医師が出てこない、初診なのに1か月分の向精神薬処方も ずさんなオンライン診療相次ぎ発覚

オンライン診療をイメージした写真

スマホなどを介したオンライン診療でトラブルが相次いでいる。

医師が診察しなかったり、初診で禁じられた向精神薬を処方したりと、医師法や国の指針に抵触しかねないケースも目立つ。

放置すれば重大事故につながりかねず、厚生労働省は規制強化のため法改正に乗り出す。

精神面に不調を感じた関東地方の50歳代の女性は今冬、東京都内のクリニックのオンライン診療を予約した。

LINEで薬の服用歴などの簡単な質問に答えると、スマホが鳴った。

看護師を名乗る女性だった。

よく眠れないことを伝えると、睡眠薬の服用を勧められた。

まずは数日分試したかったが、「1か月分からしかない」と言われた。

届いた薬を口にすると、めまいがしたため、怖くなって服用をやめた。

「医師は出てこず、副作用の説明もなかった」と憤る。

医師法は、医師が診察せずに薬を処方することを禁止。

厚労省が2018年に策定したオンライン診療の指針では、基礎疾患の情報が未把握の患者に対しては、8日分以上の薬の処方を禁じている。

女性が保健所に通報したところ、「同じ業者について、複数の苦情が寄せられている」と説明されたという。

読売新聞はクリニックの運営業者に医師法に抵触する恐れがあることなどについて質問状を送ったが、回答はなかった。

緊急避妊薬(アフターピル)を巡っても、不適切な事例が確認された。

女子中学生は昨春、別の都内のクリニックのオンライン診療で購入を申請。

LINEで手続きの流れや頭痛などの副作用を説明された。

その後、電話をしてきた女性は職業や名前を告げず、希望する薬の名称を聞くだけだったという。

少女の父親は「未成年者に対しては、より丁寧な説明をすべきで、問題だ」と話す。

患者の通院の負担が減るオンライン診療は離島などで導入され、18年度に公的医療保険の適用対象になった。

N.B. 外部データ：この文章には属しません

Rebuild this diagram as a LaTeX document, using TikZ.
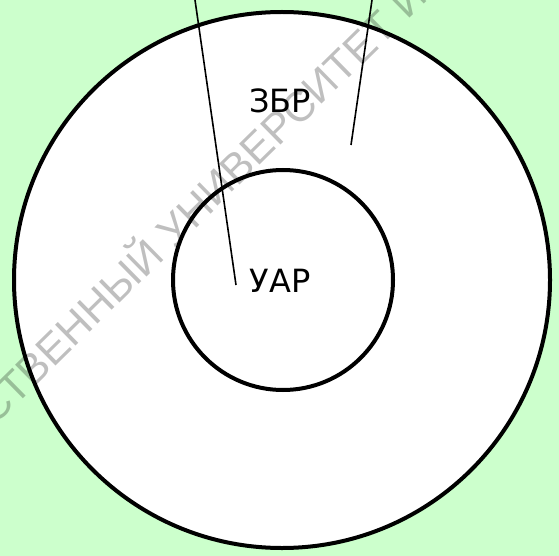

利便性が高い一方、触診や聴診ができないといった制約があり、対象は対面診療を一定期間受けている患者に限られた。

この条件が緩和されたのがコロナ禍だった。

待合室での感染リスクが低減されるなどの利点があり、特例的に初診から認められた。

22年以降は恒久化され、24年10月時点で、全医療機関の1割にあたる1万2507か所が実施を届け出た。

厚労省の指針では、初診から認められるのは原則として、受診歴のあるかかりつけ医。

それ以外でも、健康診断結果などで患者の状態が把握できれば認めており、医師と患者双方での身分確認を求めている。

だが、守られないケースが続出している。

厚労省が電話とオンラインでの診療について調べたところ、初診時に基礎疾患の情報が未把握なのに8日以上の薬を処方したり、向精神薬を出したりといった指針違反の恐れがある事例が、23年1~3月だけで1740件発覚した。

全国の消費生活センターにも23年度、ダイエット目的の事例を中心に、オンライン診療に関して258件の相談が寄せられ、21年度の約5倍に増えた。

同省幹部は「病院側が迅速さを重視し、対応がずさんになりがちだ。基礎疾患の把握や副作用のリスク説明を適切にしないと、重大な医療事故を引き起こしかねない」と危惧する。